O dilema dos investidores
Estas condições criam um dilema para os investidores. Taxas de juro nominais e reais persistentemente mais baixas, tenderão a suportar valorizações mais elevadas em todas as classes de ativos, mas também taxas de rentabilidade consequentemente mais baixas. Nesta situação deflacionista, os investidores fariam bem em evitar a todo o custo as empresas muito alavancadas para se centrarem, por outro lado, em empresas que geram lucro com um historial sólido de alocação de capital, e que possam distribuir dividendos crescentes aos seus acionistas. A liderança em termos de regiões do mercado manteve-se firmemente nas mãos dos EUA, e a rentabilidade sectorial esteve encabeçada por valores inovadores, duas tendências que espero que se mantenham. A única maneira de escapar do atual contexto de investimento pouco interessante é investir na inovação, sobretudo na saúde, tecnologia, e meios de comunicação.
O epicentro desta crise encontra-se nos mercados emergentes, não em Wall Street. Quando a volatilidade atual se finalizar, os investidores poderão de novo distinguir entre os problemas crescentes nos mercados emergentes e no facto do crescimento dos EUA (e Reino Unido) ainda se manter a um ritmo relativamente aceitável. As receitas reais e o consumo dos EUA estarão suportados por preços dos bens mais baixos, sempre que as autoridades monetárias não se interponham no caminho destes efeitos.
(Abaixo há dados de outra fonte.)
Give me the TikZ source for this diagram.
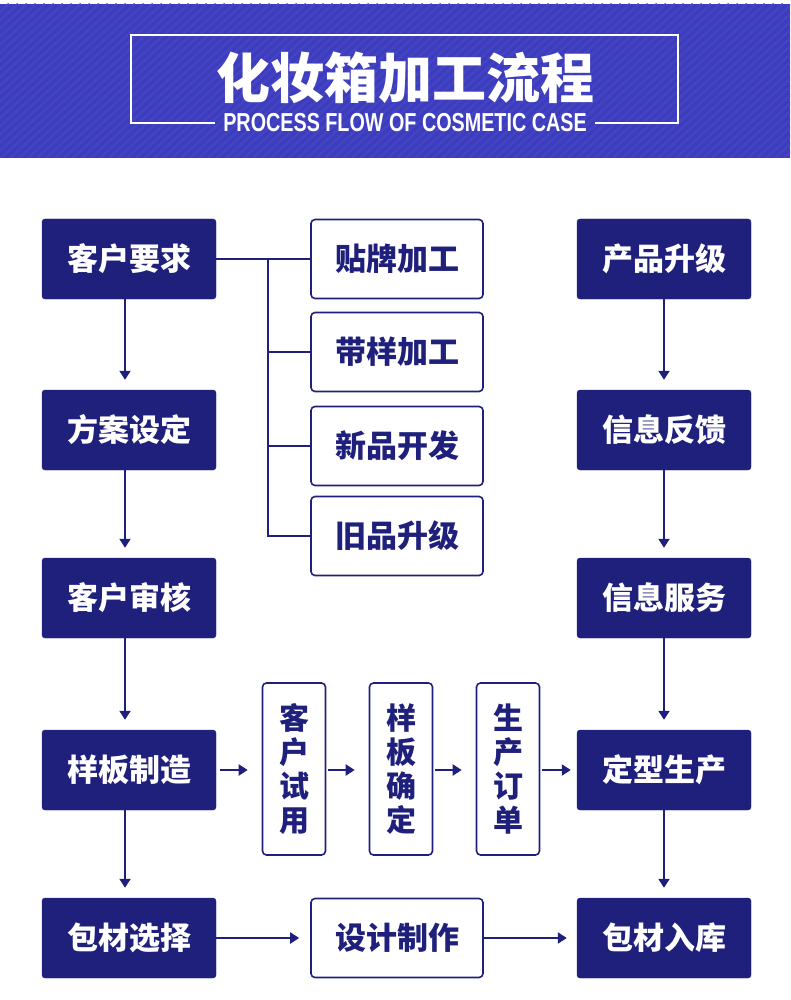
\documentclass[tikz,border=0pt]{standalone}
\usepackage{fontspec}
\usepackage{tikz}
\usepackage{xcolor}
\usetikzlibrary{positioning,arrows.meta}

\newfontfamily\cjk{Noto Sans CJK SC}
\newfontfamily\subfont{Liberation Sans}[FakeStretch=0.76]

\definecolor{navy}{HTML}{1F1F7C}
\definecolor{bandblue}{HTML}{3C3CBE}
\definecolor{stripeblue}{HTML}{4444C3}

\begin{document}
\begin{tikzpicture}[
    x=1pt, y=-1pt,
    darkbox/.style={
        rectangle,
        draw=navy,
        fill=navy,
        minimum width=174pt,
        minimum height=80pt,
        text=white,
        font=\cjk\bfseries\fontsize{31}{34}\selectfont,
        rounded corners=3pt
    },
    lightbox/.style={
        rectangle,
        draw=navy,
        line width=1.6pt,
        fill=white,
        minimum width=172pt,
        minimum height=79pt,
        text=navy,
        font=\cjk\bfseries\fontsize{31}{34}\selectfont,
        rounded corners=4pt
    },
    tallbox/.style={
        lightbox,
        minimum width=63pt,
        minimum height=172pt,
        align=center,
        font=\cjk\bfseries\fontsize{30}{34}\selectfont
    },
    link/.style={navy, line width=2pt},
    flow/.style={link, -{Triangle[length=9pt,width=11pt]}}
]
    \useasboundingbox (0,0) rectangle (790,1000);

    % --- HEADER ---
    \fill [bandblue] (0,4) rectangle (790,158);
    \begin{scope}
        \clip (0,4) rectangle (790,158);
        \foreach \i in {0,9,...,990}
            \draw [stripeblue, line width=2.5pt] (\i-170,158) -- (\i,4);
    \end{scope}

    \node [text=white, font=\cjk\bfseries\fontsize{54}{60}\selectfont] (title) at (405,78) {化妆箱加工流程};
    \node [text=white, font=\subfont\bfseries\fontsize{26}{28}\selectfont, inner sep=8pt] (subtitle) at (405,123) {PROCESS FLOW OF COSMETIC CASE};
    \draw [white, line width=1.5pt] (subtitle.west) -- (131,123) |- (678,35) |- (subtitle.east);

    % --- LEFT COLUMN ---
    \node [darkbox] (request) at (129,259) {客户要求};
    \node [darkbox] (scheme) at (129,430) {方案设定};
    \node [darkbox] (review) at (129,598) {客户审核};
    \node [darkbox] (sampling) at (129,770) {样板制造};
    \node [darkbox] (material) at (129,938) {包材选择};

    % --- RIGHT COLUMN ---
    \node [darkbox] (upgrade) at (664,259) {产品升级};
    \node [darkbox] (feedback) at (664,430) {信息反馈};
    \node [darkbox] (service) at (664,598) {信息服务};
    \node [darkbox] (production) at (664,770) {定型生产};
    \node [darkbox] (storage) at (664,938) {包材入库};

    % --- MIDDLE ---
    \node [lightbox] (oem) at (397,259) {贴牌加工};
    \node [lightbox] (withsample) at (397,352) {带样加工};
    \node [lightbox] (newproduct) at (397,446) {新品开发};
    \node [lightbox] (oldproduct) at (397,536) {旧品升级};
    \node [lightbox] (design) at (397,938) {设计制作};

    \node [tallbox] (trial) at (294,769) {客\\户\\试\\用};
    \node [tallbox] (confirm) at (401,769) {样\\板\\确\\定};
    \node [tallbox] (order) at (508,769) {生\\产\\订\\单};

    % --- BRANCHES ---
    \coordinate (fork) at (268,259);
    \draw [link] (request.east) -- (oem.west);
    \draw [link] (fork) |- (withsample.west);
    \draw [link] (fork) |- (newproduct.west);
    \draw [link] (fork) |- (oldproduct.west);

    % --- ARROWS ---
    % left column
    \draw [flow, shorten >=10pt] ([xshift=-4pt]request.south) -- ([xshift=-4pt]scheme.north);
    \draw [flow, shorten >=10pt] ([xshift=-4pt]scheme.south) -- ([xshift=-4pt]review.north);
    \draw [flow, shorten >=10pt] ([xshift=-4pt]review.south) -- ([xshift=-4pt]sampling.north);
    \draw [flow, shorten >=10pt] ([xshift=-4pt]sampling.south) -- ([xshift=-4pt]material.north);

    % right column
    \draw [flow, shorten >=10pt] (upgrade.south) -- (feedback.north);
    \draw [flow, shorten >=10pt] (feedback.south) -- (service.north);
    \draw [flow, shorten >=10pt] (service.south) -- (production.north);
    \draw [flow, shorten >=10pt] (production.south) -- (storage.north);

    % sample row
    \draw [flow, shorten <=4pt, shorten >=14pt] (sampling.east) -- (sampling.east -| trial.west);
    \draw [flow, shorten <=2pt, shorten >=14pt] (sampling.east -| trial.east) -- (sampling.east -| confirm.west);
    \draw [flow, shorten <=2pt, shorten >=14pt] (sampling.east -| confirm.east) -- (sampling.east -| order.west);
    \draw [flow, shorten <=2pt, shorten >=6pt] (sampling.east -| order.east) -- (production.west);

    % bottom row
    \draw [flow, shorten >=11pt] (material.east) -- (design.west);
    \draw [flow, shorten >=10pt] (design.east) -- (storage.west);

\end{tikzpicture}
\end{document}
A gasolina mais barata, a menor alavancagem dos bancos, os balanços saudáveis das famílias e do sector empresarial, e as condições fiscais mais sólidas também contribuem para a resiliência dos EUA comparativamente com a situação durante o último choque deflacionista de 2011.
Lidar com a volatilidade dos mercados
Tentar aproveitar oportunidades de mercado durante os episódios de volatilidade é como tentar agarrar uma faca que cai: tem mais riscos de que vantagens. Em geral, é melhor esperar que a volatilidade desvaneça para voltar gradualmente à seleção de valores baseada nos fundamentais das empresas quando as águas estiverem mais tranquilas.
Espero que a volatilidade dos mercados persista ao longo de setembro até que a Fed, sobretudo, nos oriente acerca da trajetória das taxas de juro, enquanto que os mercados emergentes provavelmente necessitarão de vários meses para se estabilizarem. Há uns meses, os mercados poderiam ter tomado como filosofia uma subida das taxas de juro nos EUA, mas já não é assim. Os mercados já não estão predispostos a suportar erros de política, e a Fed deve enviar um sinal claro de que fará marcha atrás por esta altura. Quando a volatilidade melhorar, a confiança restabelecer-se-á e no final de 2015 é provável que se tenha retomado a tendência de subida nos mercados dos EUA e do Reino Unido.